# [GIVEN REQUEST]
Search the data for the string "this" and gather each line it is in.

══ INFORMATION SHOWN ══

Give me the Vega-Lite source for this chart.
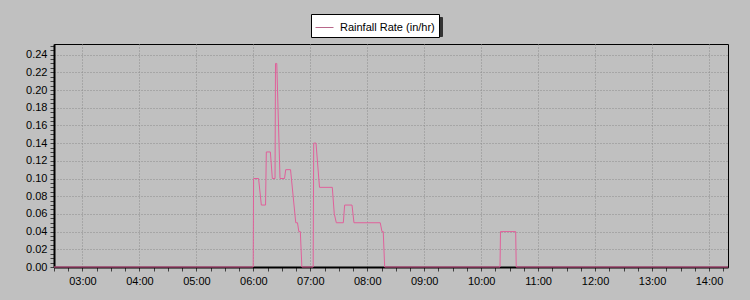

═══
══ INFORMATION SHOWN ══

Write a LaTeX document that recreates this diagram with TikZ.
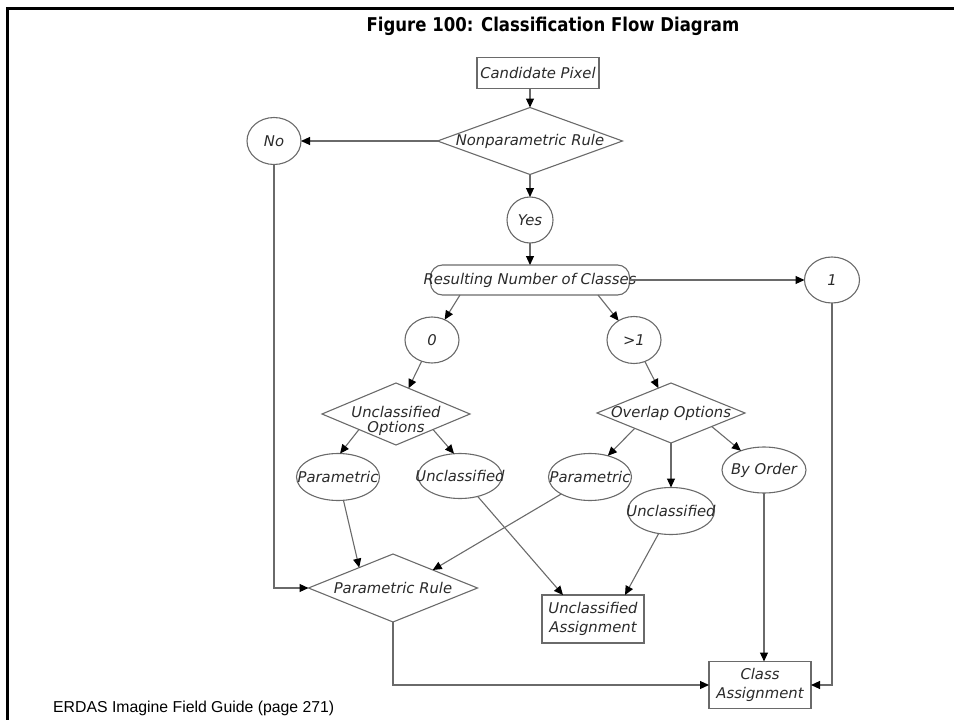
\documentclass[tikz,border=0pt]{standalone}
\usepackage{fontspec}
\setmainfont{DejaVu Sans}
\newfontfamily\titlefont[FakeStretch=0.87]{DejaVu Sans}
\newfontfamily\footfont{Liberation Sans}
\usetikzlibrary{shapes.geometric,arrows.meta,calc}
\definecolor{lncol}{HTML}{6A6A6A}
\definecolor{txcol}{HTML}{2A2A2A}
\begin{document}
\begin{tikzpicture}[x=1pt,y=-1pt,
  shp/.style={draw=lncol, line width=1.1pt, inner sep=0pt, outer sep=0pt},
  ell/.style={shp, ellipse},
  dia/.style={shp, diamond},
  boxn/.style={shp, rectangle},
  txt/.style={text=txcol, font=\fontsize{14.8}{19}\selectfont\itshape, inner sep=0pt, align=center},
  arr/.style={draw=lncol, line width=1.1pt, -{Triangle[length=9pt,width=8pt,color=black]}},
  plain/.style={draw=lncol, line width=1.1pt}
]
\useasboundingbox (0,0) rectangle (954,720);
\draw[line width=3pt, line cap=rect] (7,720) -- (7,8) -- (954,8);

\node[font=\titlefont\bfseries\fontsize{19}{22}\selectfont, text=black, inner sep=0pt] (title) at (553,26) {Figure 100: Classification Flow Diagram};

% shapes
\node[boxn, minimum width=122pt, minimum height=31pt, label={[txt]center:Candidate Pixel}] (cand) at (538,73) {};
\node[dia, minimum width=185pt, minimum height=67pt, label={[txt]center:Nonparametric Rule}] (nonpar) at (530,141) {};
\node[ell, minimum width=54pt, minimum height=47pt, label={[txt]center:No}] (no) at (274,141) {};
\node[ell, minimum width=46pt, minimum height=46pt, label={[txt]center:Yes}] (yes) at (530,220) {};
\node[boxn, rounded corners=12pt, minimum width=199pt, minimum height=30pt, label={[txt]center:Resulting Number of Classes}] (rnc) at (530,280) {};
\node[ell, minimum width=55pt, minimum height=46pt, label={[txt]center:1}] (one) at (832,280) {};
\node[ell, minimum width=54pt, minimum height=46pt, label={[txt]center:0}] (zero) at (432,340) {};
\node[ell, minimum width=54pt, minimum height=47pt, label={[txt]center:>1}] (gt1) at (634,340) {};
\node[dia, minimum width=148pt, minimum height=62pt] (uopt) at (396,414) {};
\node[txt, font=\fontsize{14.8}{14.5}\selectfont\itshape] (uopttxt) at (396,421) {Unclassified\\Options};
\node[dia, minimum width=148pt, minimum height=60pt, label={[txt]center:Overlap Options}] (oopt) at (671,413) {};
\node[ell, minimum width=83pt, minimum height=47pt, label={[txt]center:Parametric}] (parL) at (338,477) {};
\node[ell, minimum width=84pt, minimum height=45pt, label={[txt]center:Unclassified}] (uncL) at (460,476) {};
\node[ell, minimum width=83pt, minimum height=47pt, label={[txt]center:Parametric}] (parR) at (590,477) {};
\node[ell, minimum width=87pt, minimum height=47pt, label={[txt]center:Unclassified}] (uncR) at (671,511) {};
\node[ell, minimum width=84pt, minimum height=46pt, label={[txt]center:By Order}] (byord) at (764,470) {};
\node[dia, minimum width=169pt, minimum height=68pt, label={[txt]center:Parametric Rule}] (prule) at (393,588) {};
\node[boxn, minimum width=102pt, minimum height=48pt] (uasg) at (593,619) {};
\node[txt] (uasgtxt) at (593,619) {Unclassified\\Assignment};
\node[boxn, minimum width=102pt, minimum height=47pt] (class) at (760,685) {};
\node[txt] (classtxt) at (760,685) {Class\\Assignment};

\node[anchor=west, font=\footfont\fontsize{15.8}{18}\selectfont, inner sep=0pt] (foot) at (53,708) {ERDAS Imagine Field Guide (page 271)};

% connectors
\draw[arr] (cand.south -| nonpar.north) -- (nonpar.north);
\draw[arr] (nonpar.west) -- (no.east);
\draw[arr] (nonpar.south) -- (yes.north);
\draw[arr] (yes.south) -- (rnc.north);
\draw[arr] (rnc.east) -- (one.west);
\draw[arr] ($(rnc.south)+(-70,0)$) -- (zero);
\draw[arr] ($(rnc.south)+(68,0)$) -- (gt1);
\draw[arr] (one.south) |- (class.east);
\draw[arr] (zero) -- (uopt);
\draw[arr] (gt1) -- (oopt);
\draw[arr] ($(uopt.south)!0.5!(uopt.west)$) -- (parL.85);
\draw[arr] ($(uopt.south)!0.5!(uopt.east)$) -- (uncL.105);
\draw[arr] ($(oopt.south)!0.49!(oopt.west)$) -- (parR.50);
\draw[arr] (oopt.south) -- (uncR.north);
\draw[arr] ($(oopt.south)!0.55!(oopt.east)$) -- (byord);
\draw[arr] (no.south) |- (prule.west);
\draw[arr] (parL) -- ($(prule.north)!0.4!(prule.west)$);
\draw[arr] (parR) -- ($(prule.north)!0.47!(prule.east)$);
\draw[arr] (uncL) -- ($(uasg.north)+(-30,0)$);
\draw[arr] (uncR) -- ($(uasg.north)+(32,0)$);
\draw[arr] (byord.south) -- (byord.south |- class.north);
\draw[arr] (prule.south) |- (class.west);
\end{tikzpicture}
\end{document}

═══

# [COMPLETE OUTPUT]
Give me the Vega-Lite source for this chart.
Write a LaTeX document that recreates this diagram with TikZ.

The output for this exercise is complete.